ML-based prediction of storm properties using KONRAD3D cell objects, lightning data, and environment conditions from NWP

Object-based cell detection and tracking algorithms provide a useful tool for analyzing current and past storm properties and movement. KONRAD3D, an algorithm which recently became operational at DWD, uses radar scans of different elevation angles to derive 3-dimensional cell objects with specific properties.  Nowcasting of storm position by displacing it using the current cell movement seems to be straightforward, however, predicting the life cycle or specific storm properties such as lifetime, maximum future severity, and hail occurrence and size is difficult.
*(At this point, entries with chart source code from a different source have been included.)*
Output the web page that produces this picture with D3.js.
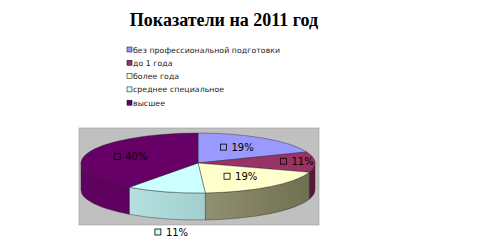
<!DOCTYPE html>
<html>
<head>
<meta charset="utf-8">
<script src="https://cdn.jsdelivr.net/npm/d3@7"></script>
<style>
  body { margin: 0; background: #fff; }
</style>
</head>
<body>
<div id="chart"></div>
<script>
const title = "Показатели на 2011 год";
const categories = ["без профессиональной подготовки", "до 1 года", "более года", "среднее специальное", "высшее"];
const values = [19, 11, 19, 11, 40];
const topColors = ["#9999FF", "#993366", "#FFFFCC", "#CCFFFF", "#660066"];
const sideLight = ["#8080D8", "#7A2850", "#B8B896", "#C0ECEC", "#600060"];
const sideDark = ["#6060B0", "#551838", "#6E6E50", "#88B4B4", "#580058"];

const W = 492, H = 252;
const svg = d3.select("#chart").append("svg")
  .attr("width", W).attr("height", H);

// title
svg.append("text")
  .attr("x", 224).attr("y", 26)
  .attr("text-anchor", "middle")
  .style("font-family", "Liberation Serif")
  .style("font-weight", "bold")
  .style("font-size", "18px")
  .text(title);

// legend
const leg = svg.append("g").attr("transform", "translate(127,50)");
const legRow = leg.selectAll("g").data(categories).enter().append("g")
  .attr("transform", (d, i) => `translate(0,${i * 13.3})`);
legRow.append("rect")
  .attr("x", 0).attr("y", -3).attr("width", 5).attr("height", 5)
  .attr("fill", (d, i) => topColors[i])
  .attr("stroke", "#000").attr("stroke-width", 0.5);
legRow.append("text")
  .attr("x", 6).attr("y", 2.5)
  .style("font-family", "DejaVu Sans")
  .style("font-size", "7.8px")
  .style("letter-spacing", "0.05px")
  .style("fill", "#222")
  .text(d => d);

// plot area
svg.append("rect")
  .attr("x", 79).attr("y", 128).attr("width", 240).attr("height", 97)
  .attr("fill", "#C0C0C0")
  .attr("stroke", "#9a9a9a").attr("stroke-width", 0.6);

// 3d pie
const cx = 198, cy = 163, rx = 117, ry = 30, depth = 27;
const pie = d3.pie().sort(null).value(d => d)(values);

const pt = (a, f = 1, dy = 0) => [cx + rx * f * Math.sin(a), cy - ry * f * Math.cos(a) + dy];

const defs = svg.append("defs");
pie.forEach((d, i) => {
  const g = defs.append("linearGradient")
    .attr("id", "side" + i)
    .attr("gradientUnits", "userSpaceOnUse")
    .attr("x1", cx - rx).attr("x2", cx + rx).attr("y1", 0).attr("y2", 0);
  g.append("stop").attr("offset", "0%").attr("stop-color", sideLight[i]);
  g.append("stop").attr("offset", "100%").attr("stop-color", sideDark[i]);
});

// walls (front half only)
const gp = svg.append("g");
pie.forEach((d, i) => {
  const s = Math.max(d.startAngle, Math.PI / 2);
  const e = Math.min(d.endAngle, 3 * Math.PI / 2);
  if (e <= s) return;
  const p0 = pt(s), p1 = pt(e), q1 = pt(e, 1, depth), q0 = pt(s, 1, depth);
  const path = `M${p0}A${rx},${ry} 0 0 1 ${p1}L${q1}A${rx},${ry} 0 0 0 ${q0}Z`;
  gp.append("path").attr("d", path)
    .attr("fill", `url(#side${i})`)
    .attr("stroke", "#222").attr("stroke-width", 0.4);
});

// tops
pie.forEach((d, i) => {
  const large = d.endAngle - d.startAngle > Math.PI ? 1 : 0;
  const path = `M${cx},${cy}L${pt(d.startAngle)}A${rx},${ry} 0 ${large} 1 ${pt(d.endAngle)}Z`;
  gp.append("path").attr("d", path)
    .attr("fill", topColors[i])
    .attr("stroke", "#222").attr("stroke-width", 0.4);
});

// data labels with legend keys
const labelF = [0.6, 0.85, 0.6, 0.8, 0.6];
const outside = [false, false, false, true, false];
pie.forEach((d, i) => {
  const mid = (d.startAngle + d.endAngle) / 2;
  let [x, y] = pt(mid, labelF[i]);
  if (outside[i]) y = cy + ry + depth + 13;
  const g = svg.append("g").attr("transform", `translate(${x - 17},${y})`);
  g.append("rect")
    .attr("x", 0).attr("y", -4).attr("width", 6).attr("height", 6)
    .attr("fill", topColors[i])
    .attr("stroke", "#000").attr("stroke-width", 0.8);
  g.append("text")
    .attr("x", 11).attr("y", 3)
    .style("font-family", "DejaVu Sans")
    .style("font-size", "10px")
    .style("fill", "#000")
    .text(Math.round(d.value) + "%");
});
</script>
</body>
</html>
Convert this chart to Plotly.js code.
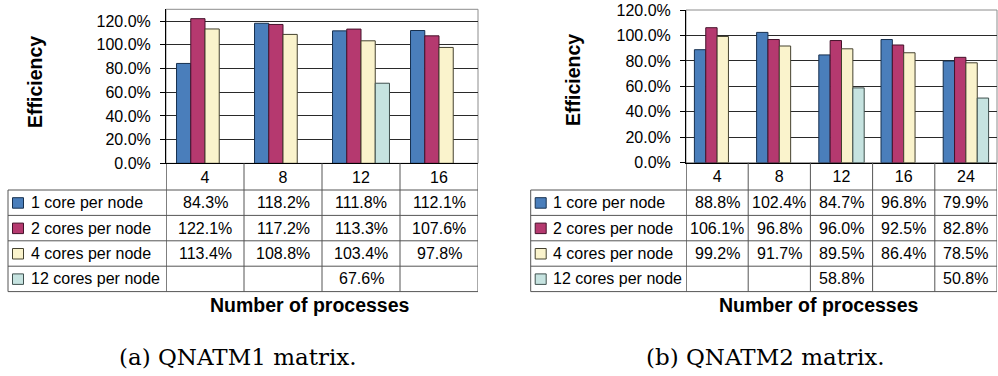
<!DOCTYPE html>
<html>
<head>
<meta charset="utf-8">
<script src="https://cdn.plot.ly/plotly-3.0.1.min.js"></script>
<style>
  html, body { margin: 0; padding: 0; background: #fff; }
  #chart { width: 998px; height: 376px; }
</style>
</head>
<body>
<div id="chart"></div>
<script>
// Process counts for each matrix
const procsQ1 = ['4', '8', '12', '16'];
const procsQ2 = ['4', '8', '12', '16', '24'];
const seriesNames = ['1 core per node', '2 cores per node', '4 cores per node', '12 cores per node'];

// Parallel efficiency (%) - QNATM1
const q1Core1 = [84.3, 118.2, 111.8, 112.1];
const q1Core2 = [122.1, 117.2, 113.3, 107.6];
const q1Core4 = [113.4, 108.8, 103.4, 97.8];
const q1Core12 = [null, null, 67.6, null];

// Parallel efficiency (%) - QNATM2
const q2Core1 = [88.8, 102.4, 84.7, 96.8, 79.9];
const q2Core2 = [106.1, 96.8, 96.0, 92.5, 82.8];
const q2Core4 = [99.2, 91.7, 89.5, 86.4, 78.5];
const q2Core12 = [null, null, 58.8, null, 50.8];

const yTicks = [0, 20, 40, 60, 80, 100, 120];
const yTickLabels = ['0.0%', '20.0%', '40.0%', '60.0%', '80.0%', '100.0%', '120.0%'];
const captions = ['(a) QNATM1 matrix.', '(b) QNATM2 matrix.'];
const yTitle = 'Efficiency';
const xTitle = 'Number of processes';

// Styling
const fills = ['#4a7ebb', '#b5396f', '#faf3cc', '#c6e3e0'];
const edges = ['#17304f', '#45122b', '#45422f', '#3f504e'];
const SANS = 'Liberation Sans, Arial, sans-serif';
const SERIF = 'DejaVu Serif, serif';
const W = 998, H = 376;
const TABLE_TOP = 190, ROW_H = 25.4;
const LINE = '#555';

const px = x => x / W;
const py = y => 1 - y / H;

const panels = [
  { cats: procsQ1, series: [q1Core1, q1Core2, q1Core4, q1Core12], xa: 'x', ya: 'y',
    plotL: 166, plotR: 478, plotT: 9.3, plotB: 163.3, ymax: 130,
    tableL: 8, titleX: 35, titleY: 82, xTitleX: 310, captionX: 238 },
  { cats: procsQ2, series: [q2Core1, q2Core2, q2Core4, q2Core12], xa: 'x2', ya: 'y2',
    plotL: 686, plotR: 997, plotT: 10, plotB: 162.7, ymax: 120,
    tableL: 530.7, titleX: 573, titleY: 80, xTitleX: 819, captionX: 765 }
];

const traces = [];
const shapes = [];
const annotations = [];
const layout = {
  width: W, height: H,
  margin: { l: 0, r: 0, t: 0, b: 0 },
  paper_bgcolor: '#fff', plot_bgcolor: '#fff',
  showlegend: false,
  barmode: 'group', bargap: 0.27, bargroupgap: 0,
  font: { family: SANS, size: 16, color: '#000' }
};

panels.forEach((p, pi) => {
  const nRows = p.series.length;
  const tableBottom = TABLE_TOP + ROW_H * nRows;

  // bars
  p.series.forEach((vals, si) => {
    traces.push({
      type: 'bar', name: seriesNames[si], x: p.cats, y: vals,
      xaxis: p.xa, yaxis: p.ya,
      marker: { color: fills[si], line: { color: edges[si], width: 1 } },
      hoverinfo: 'skip'
    });
  });

  const xKey = pi === 0 ? 'xaxis' : 'xaxis2';
  const yKey = pi === 0 ? 'yaxis' : 'yaxis2';
  layout[xKey] = {
    type: 'category', domain: [px(p.plotL), px(p.plotR)], anchor: p.ya,
    range: [-0.5, p.cats.length - 0.5],
    showline: true, linecolor: '#000', linewidth: 1,
    ticks: '', showgrid: false, zeroline: false,
    tickfont: { family: SANS, size: 16, color: '#000' },
    ticklabelstandoff: -1, fixedrange: true
  };
  layout[yKey] = {
    domain: [py(p.plotB), py(p.plotT)], anchor: p.xa,
    range: [0, p.ymax], tickmode: 'array', tickvals: yTicks, ticktext: yTickLabels,
    showline: true, linecolor: '#000', linewidth: 1,
    ticks: 'outside', ticklen: 5, tickcolor: '#000',
    showgrid: true, gridcolor: '#2a2a2a', gridwidth: 1, zeroline: false,
    tickfont: { family: SANS, size: 16, color: '#000' },
    ticklabelstandoff: 6, fixedrange: true
  };

  // plot-area frame
  shapes.push({ type: 'rect', xref: p.xa + ' domain', yref: p.ya + ' domain',
    x0: 0, x1: 1, y0: 0, y1: 1, line: { color: '#8c8c8c', width: 1 }, layer: 'below' });

  // column separators through the category row and data table
  for (let i = 0; i <= p.cats.length; i++) {
    shapes.push({ type: 'line', xref: p.xa, yref: 'paper',
      x0: i - 0.5, x1: i - 0.5, y0: py(p.plotB), y1: py(tableBottom),
      line: { color: i === 0 ? '#000' : LINE, width: 1 } });
  }
  // row rules
  for (let r = 0; r <= nRows; r++) {
    shapes.push({ type: 'line', xref: 'paper', yref: 'paper',
      x0: px(p.tableL), x1: px(p.plotR), y0: py(TABLE_TOP + r * ROW_H), y1: py(TABLE_TOP + r * ROW_H),
      line: { color: LINE, width: 1 } });
  }
  // table left edge
  shapes.push({ type: 'line', xref: 'paper', yref: 'paper',
    x0: px(p.tableL), x1: px(p.tableL), y0: py(TABLE_TOP), y1: py(tableBottom),
    line: { color: LINE, width: 1 } });

  // legend keys + row labels + values
  p.series.forEach((vals, si) => {
    const cy = TABLE_TOP + ROW_H * (si + 0.5);
    shapes.push({ type: 'rect', xref: 'paper', yref: 'paper',
      x0: px(p.tableL + 4.5), x1: px(p.tableL + 15.5), y0: py(cy - 5), y1: py(cy + 5.5),
      fillcolor: fills[si], line: { color: edges[si], width: 1 } });
    annotations.push({ xref: 'paper', yref: 'paper', x: px(p.tableL + 20.5), y: py(cy),
      xanchor: 'left', yanchor: 'middle', showarrow: false, text: seriesNames[si],
      font: { family: SANS, size: 16, color: '#000' } });
    vals.forEach((v, ci) => {
      if (v === null) return;
      annotations.push({ xref: p.xa, yref: 'paper', x: ci, y: py(cy),
        xanchor: 'center', yanchor: 'middle', showarrow: false, text: v.toFixed(1) + '%',
        font: { family: SANS, size: 16, color: '#000' } });
    });
  });

  // axis titles
  annotations.push({ xref: 'paper', yref: 'paper', x: px(p.titleX), y: py(p.titleY),
    xanchor: 'center', yanchor: 'middle', textangle: -90, showarrow: false,
    text: '<b>' + yTitle + '</b>', font: { family: SANS, size: 19.5, color: '#000' } });
  annotations.push({ xref: 'paper', yref: 'paper', x: px(p.xTitleX), y: py(305),
    xanchor: 'center', yanchor: 'middle', showarrow: false,
    text: '<b>' + xTitle + '</b>', font: { family: SANS, size: 19.5, color: '#000' } });
  // sub-figure caption
  annotations.push({ xref: 'paper', yref: 'paper', x: px(p.captionX), y: py(357),
    xanchor: 'center', yanchor: 'middle', showarrow: false,
    text: captions[pi], font: { family: SERIF, size: 23, color: '#000' } });
});

layout.shapes = shapes;
layout.annotations = annotations;

Plotly.newPlot('chart', traces, layout, { displayModeBar: false, staticPlot: true });
</script>
</body>
</html>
We aim at analyzing the potential of machine learning techniques (ML), in particular random forest and gradient boosting, to provide these predictions using KONRAD3D cell properties in combination with NWP and lightning activity data.

We perform a recalculation of KONRAD3D for a 6-year time period, where we considered several other data sources to compute specific storm environment and attributes. For instance, NWP data from the ICON-EU model is used to characterize the convective environment, while lightning data is used quantify electrical activity. Next, we filter resulting storm detections regarding our three prediction tasks using ML:

(1) Maximum expected future cell severity: all storms are considered.

(2) Longevity of quasi-stationary cells: only storms with a minimum speed below a threshold are considered.

(3) Hail size: all storms are considered.

For tasks 1 and 2, we analyze the prediction performance for different storm ages, i.e. cell attributes at initial detection, after 15 min, and 30 min during the life cycle are used as predictors for ML. Maximum hail size (task 3) is estimated using individual cell detections. In order to achieve a final comparison of methods, we perform a 10-fold cross validation

Longevity of quasi-stationary storm events is difficult to predict since there many events with a short duration and only very few with a long duration. The distribution of maximum expected severity is less skew and therefore prediction scores are better. Random forest and gradient boosting are preferred over artificial neural networks, since decision tree methods are easier and faster to train and also provide better cross validation scores. In case of maximum future severity, a substantial improvement compared to a simple persistence forecast is achieved. ML-based prediction of maximum hail size delivers reasonable results and is able to outperform classical methods, such as MESH. However, prediction uncertainty remains high in most cases and needs to be quantified in order to generate meaningful predictions.